Given exercise – Carry none of the pictures over; set down the material below exactly.

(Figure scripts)
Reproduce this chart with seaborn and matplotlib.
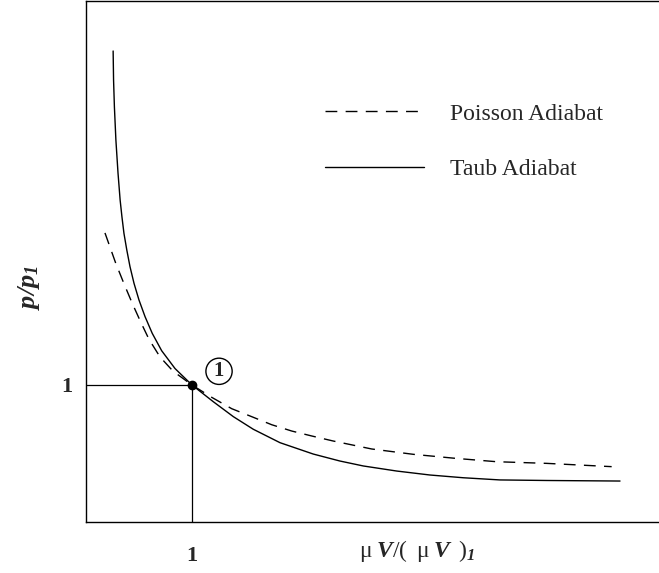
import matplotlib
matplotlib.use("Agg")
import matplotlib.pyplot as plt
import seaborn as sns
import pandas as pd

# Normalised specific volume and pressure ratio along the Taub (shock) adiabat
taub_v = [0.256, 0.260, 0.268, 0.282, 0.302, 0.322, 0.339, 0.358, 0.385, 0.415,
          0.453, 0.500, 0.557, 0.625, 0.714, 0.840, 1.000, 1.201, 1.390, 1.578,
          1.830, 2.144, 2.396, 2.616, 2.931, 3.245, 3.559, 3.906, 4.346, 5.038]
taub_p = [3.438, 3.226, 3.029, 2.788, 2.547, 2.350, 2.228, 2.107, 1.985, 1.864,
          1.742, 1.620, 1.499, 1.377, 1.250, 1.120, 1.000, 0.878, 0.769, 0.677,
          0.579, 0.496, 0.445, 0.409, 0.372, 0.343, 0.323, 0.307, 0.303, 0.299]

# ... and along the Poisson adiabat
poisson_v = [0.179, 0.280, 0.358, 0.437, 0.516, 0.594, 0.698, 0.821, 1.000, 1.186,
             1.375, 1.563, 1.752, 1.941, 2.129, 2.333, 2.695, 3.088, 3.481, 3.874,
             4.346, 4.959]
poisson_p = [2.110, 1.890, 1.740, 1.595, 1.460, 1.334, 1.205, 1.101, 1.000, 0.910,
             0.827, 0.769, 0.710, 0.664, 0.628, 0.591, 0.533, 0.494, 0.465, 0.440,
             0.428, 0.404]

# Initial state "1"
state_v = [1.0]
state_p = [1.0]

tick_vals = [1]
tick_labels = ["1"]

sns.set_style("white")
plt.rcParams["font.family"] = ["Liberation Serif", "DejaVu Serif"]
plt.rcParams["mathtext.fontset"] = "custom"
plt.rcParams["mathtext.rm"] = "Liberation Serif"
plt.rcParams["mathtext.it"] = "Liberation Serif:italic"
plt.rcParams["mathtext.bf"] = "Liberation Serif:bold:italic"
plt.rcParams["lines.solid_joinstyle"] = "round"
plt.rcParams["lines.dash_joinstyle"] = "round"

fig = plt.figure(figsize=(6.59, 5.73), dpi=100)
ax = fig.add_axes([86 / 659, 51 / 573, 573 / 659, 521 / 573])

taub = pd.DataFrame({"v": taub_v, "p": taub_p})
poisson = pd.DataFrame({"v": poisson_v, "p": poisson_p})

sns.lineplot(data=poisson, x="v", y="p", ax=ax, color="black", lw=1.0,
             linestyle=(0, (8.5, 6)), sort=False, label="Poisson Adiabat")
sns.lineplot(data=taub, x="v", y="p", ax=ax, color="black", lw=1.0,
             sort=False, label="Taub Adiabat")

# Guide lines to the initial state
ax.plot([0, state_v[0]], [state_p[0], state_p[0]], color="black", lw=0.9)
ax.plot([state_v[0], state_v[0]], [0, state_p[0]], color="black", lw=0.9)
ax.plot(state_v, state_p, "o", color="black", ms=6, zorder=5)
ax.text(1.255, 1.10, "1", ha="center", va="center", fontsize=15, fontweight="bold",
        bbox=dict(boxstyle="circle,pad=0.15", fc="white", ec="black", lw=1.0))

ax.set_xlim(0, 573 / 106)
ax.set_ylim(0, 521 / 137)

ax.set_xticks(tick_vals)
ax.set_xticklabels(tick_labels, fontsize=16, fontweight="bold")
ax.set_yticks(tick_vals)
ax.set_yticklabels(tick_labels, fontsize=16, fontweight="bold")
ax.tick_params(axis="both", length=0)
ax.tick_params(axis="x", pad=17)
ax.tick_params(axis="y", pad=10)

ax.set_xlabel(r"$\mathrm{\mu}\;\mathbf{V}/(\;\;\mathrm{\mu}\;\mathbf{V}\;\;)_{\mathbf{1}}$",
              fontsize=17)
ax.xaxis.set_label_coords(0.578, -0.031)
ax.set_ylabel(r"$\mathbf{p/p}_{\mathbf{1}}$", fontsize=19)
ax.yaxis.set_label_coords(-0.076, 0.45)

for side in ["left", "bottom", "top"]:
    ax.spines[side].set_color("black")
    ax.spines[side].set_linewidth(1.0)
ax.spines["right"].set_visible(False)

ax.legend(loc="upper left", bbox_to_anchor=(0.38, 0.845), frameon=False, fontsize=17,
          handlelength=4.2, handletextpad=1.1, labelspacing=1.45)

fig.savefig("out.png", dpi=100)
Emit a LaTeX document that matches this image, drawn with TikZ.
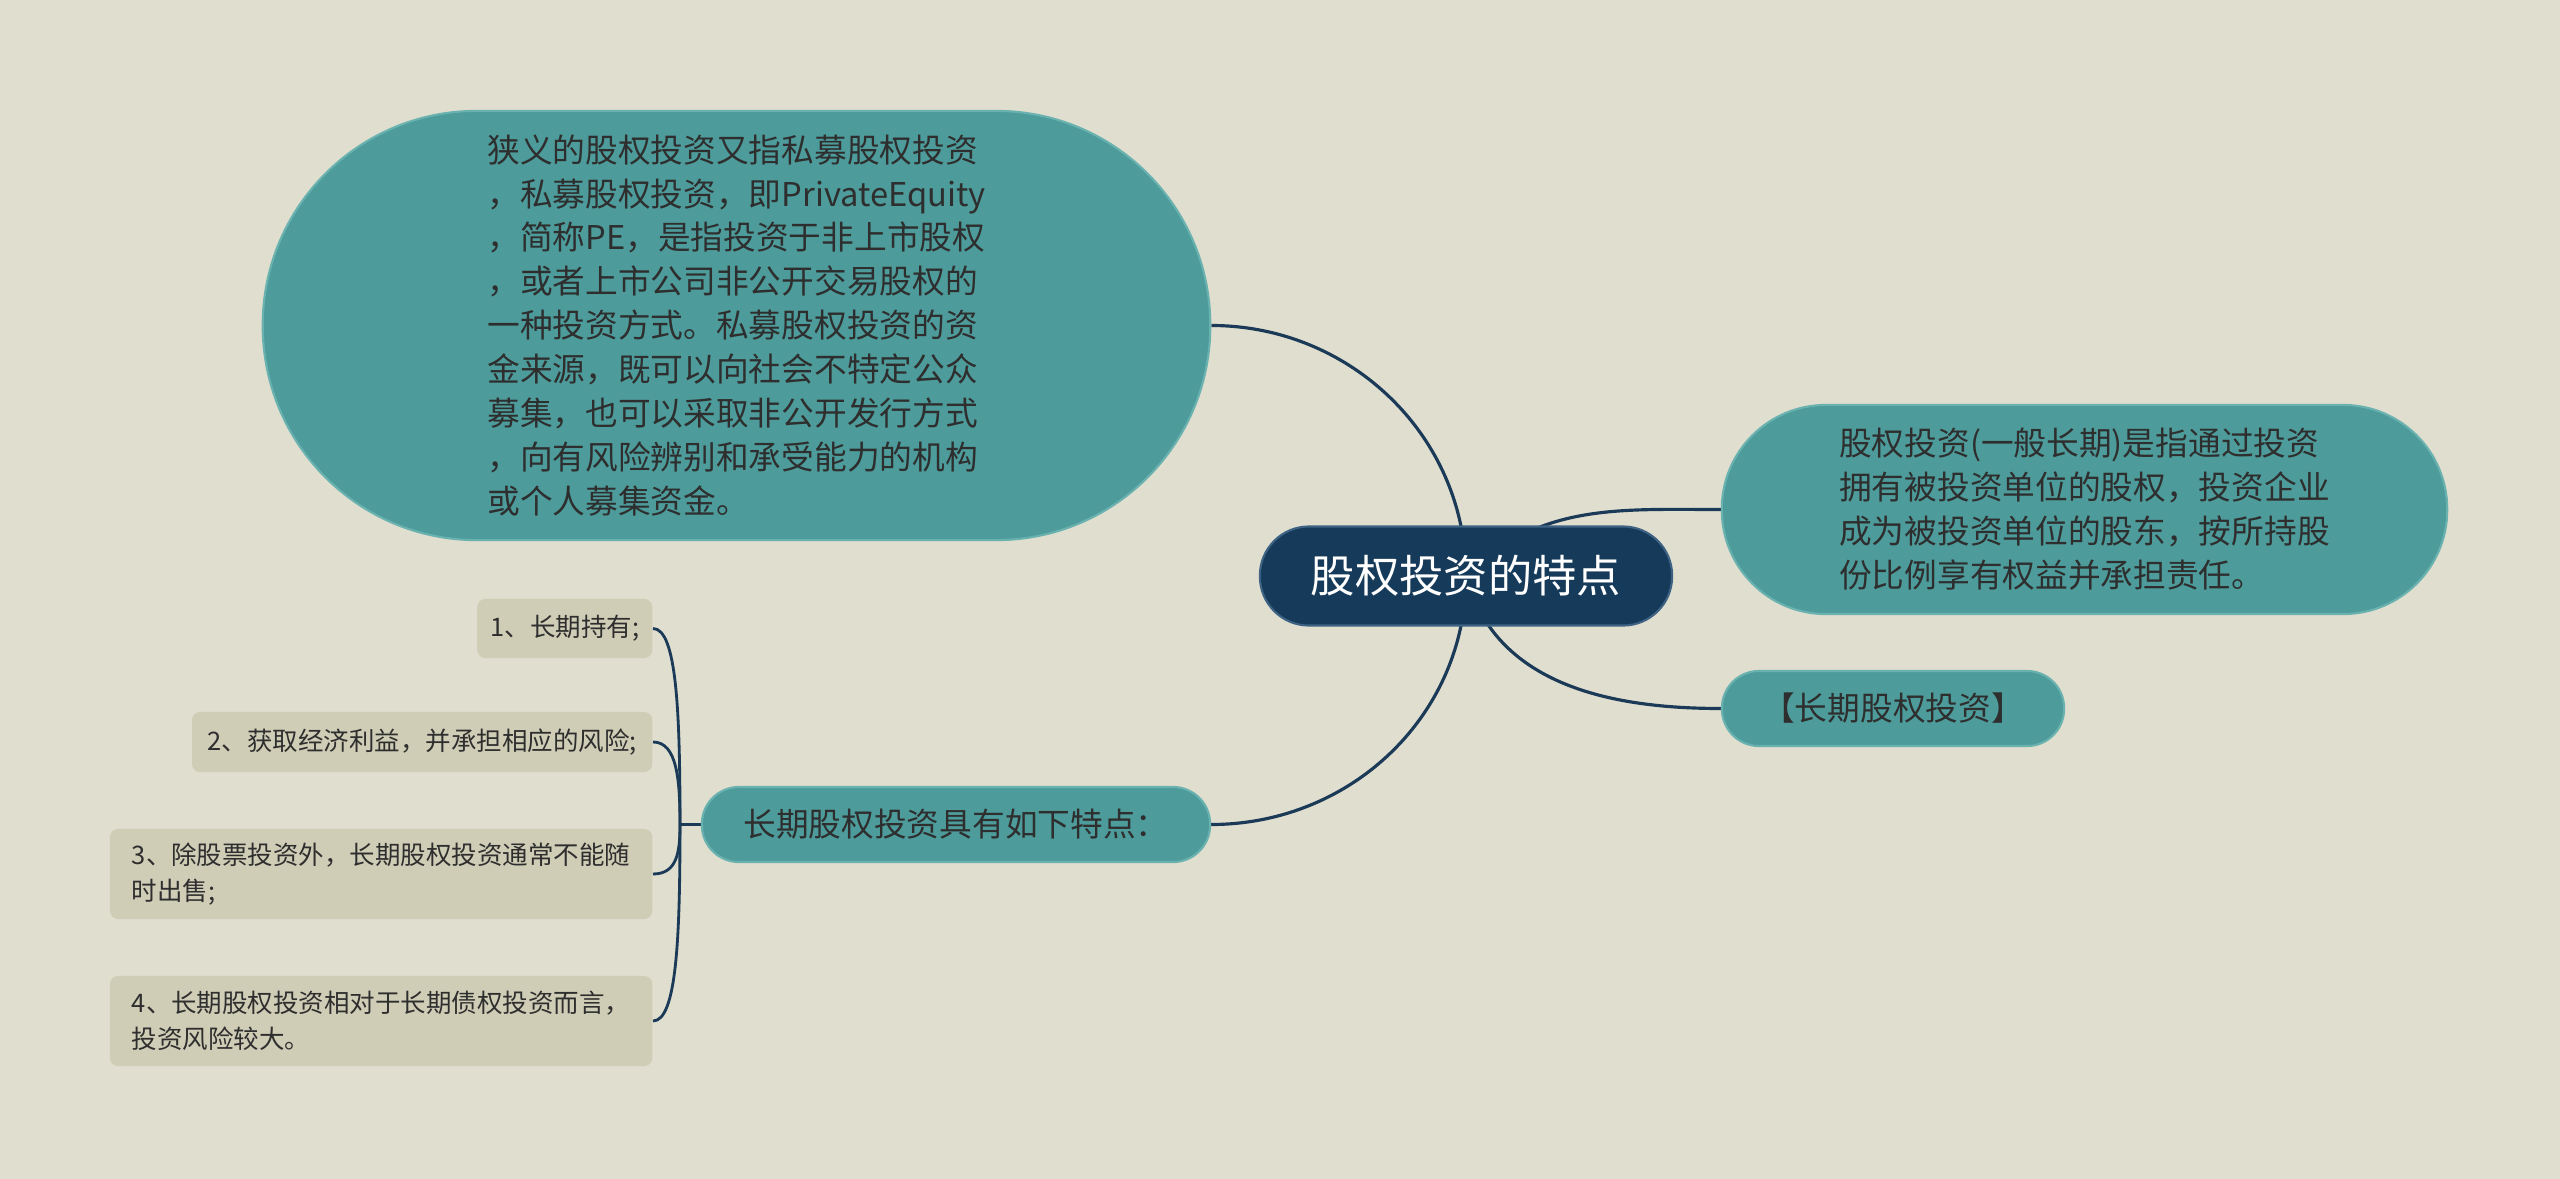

Finished task –
Reproduce this chart with seaborn and matplotlib.
import matplotlib
matplotlib.use("Agg")
import matplotlib.pyplot as plt
import seaborn as sns
import pandas as pd

# Normalised specific volume and pressure ratio along the Taub (shock) adiabat
taub_v = [0.256, 0.260, 0.268, 0.282, 0.302, 0.322, 0.339, 0.358, 0.385, 0.415,
          0.453, 0.500, 0.557, 0.625, 0.714, 0.840, 1.000, 1.201, 1.390, 1.578,
          1.830, 2.144, 2.396, 2.616, 2.931, 3.245, 3.559, 3.906, 4.346, 5.038]
taub_p = [3.438, 3.226, 3.029, 2.788, 2.547, 2.350, 2.228, 2.107, 1.985, 1.864,
          1.742, 1.620, 1.499, 1.377, 1.250, 1.120, 1.000, 0.878, 0.769, 0.677,
          0.579, 0.496, 0.445, 0.409, 0.372, 0.343, 0.323, 0.307, 0.303, 0.299]

# ... and along the Poisson adiabat
poisson_v = [0.179, 0.280, 0.358, 0.437, 0.516, 0.594, 0.698, 0.821, 1.000, 1.186,
             1.375, 1.563, 1.752, 1.941, 2.129, 2.333, 2.695, 3.088, 3.481, 3.874,
             4.346, 4.959]
poisson_p = [2.110, 1.890, 1.740, 1.595, 1.460, 1.334, 1.205, 1.101, 1.000, 0.910,
             0.827, 0.769, 0.710, 0.664, 0.628, 0.591, 0.533, 0.494, 0.465, 0.440,
             0.428, 0.404]

# Initial state "1"
state_v = [1.0]
state_p = [1.0]

tick_vals = [1]
tick_labels = ["1"]

sns.set_style("white")
plt.rcParams["font.family"] = ["Liberation Serif", "DejaVu Serif"]
plt.rcParams["mathtext.fontset"] = "custom"
plt.rcParams["mathtext.rm"] = "Liberation Serif"
plt.rcParams["mathtext.it"] = "Liberation Serif:italic"
plt.rcParams["mathtext.bf"] = "Liberation Serif:bold:italic"
plt.rcParams["lines.solid_joinstyle"] = "round"
plt.rcParams["lines.dash_joinstyle"] = "round"

fig = plt.figure(figsize=(6.59, 5.73), dpi=100)
ax = fig.add_axes([86 / 659, 51 / 573, 573 / 659, 521 / 573])

taub = pd.DataFrame({"v": taub_v, "p": taub_p})
poisson = pd.DataFrame({"v": poisson_v, "p": poisson_p})

sns.lineplot(data=poisson, x="v", y="p", ax=ax, color="black", lw=1.0,
             linestyle=(0, (8.5, 6)), sort=False, label="Poisson Adiabat")
sns.lineplot(data=taub, x="v", y="p", ax=ax, color="black", lw=1.0,
             sort=False, label="Taub Adiabat")

# Guide lines to the initial state
ax.plot([0, state_v[0]], [state_p[0], state_p[0]], color="black", lw=0.9)
ax.plot([state_v[0], state_v[0]], [0, state_p[0]], color="black", lw=0.9)
ax.plot(state_v, state_p, "o", color="black", ms=6, zorder=5)
ax.text(1.255, 1.10, "1", ha="center", va="center", fontsize=15, fontweight="bold",
        bbox=dict(boxstyle="circle,pad=0.15", fc="white", ec="black", lw=1.0))

ax.set_xlim(0, 573 / 106)
ax.set_ylim(0, 521 / 137)

ax.set_xticks(tick_vals)
ax.set_xticklabels(tick_labels, fontsize=16, fontweight="bold")
ax.set_yticks(tick_vals)
ax.set_yticklabels(tick_labels, fontsize=16, fontweight="bold")
ax.tick_params(axis="both", length=0)
ax.tick_params(axis="x", pad=17)
ax.tick_params(axis="y", pad=10)

ax.set_xlabel(r"$\mathrm{\mu}\;\mathbf{V}/(\;\;\mathrm{\mu}\;\mathbf{V}\;\;)_{\mathbf{1}}$",
              fontsize=17)
ax.xaxis.set_label_coords(0.578, -0.031)
ax.set_ylabel(r"$\mathbf{p/p}_{\mathbf{1}}$", fontsize=19)
ax.yaxis.set_label_coords(-0.076, 0.45)

for side in ["left", "bottom", "top"]:
    ax.spines[side].set_color("black")
    ax.spines[side].set_linewidth(1.0)
ax.spines["right"].set_visible(False)

ax.legend(loc="upper left", bbox_to_anchor=(0.38, 0.845), frameon=False, fontsize=17,
          handlelength=4.2, handletextpad=1.1, labelspacing=1.45)

fig.savefig("out.png", dpi=100)
Emit a LaTeX document that matches this image, drawn with TikZ.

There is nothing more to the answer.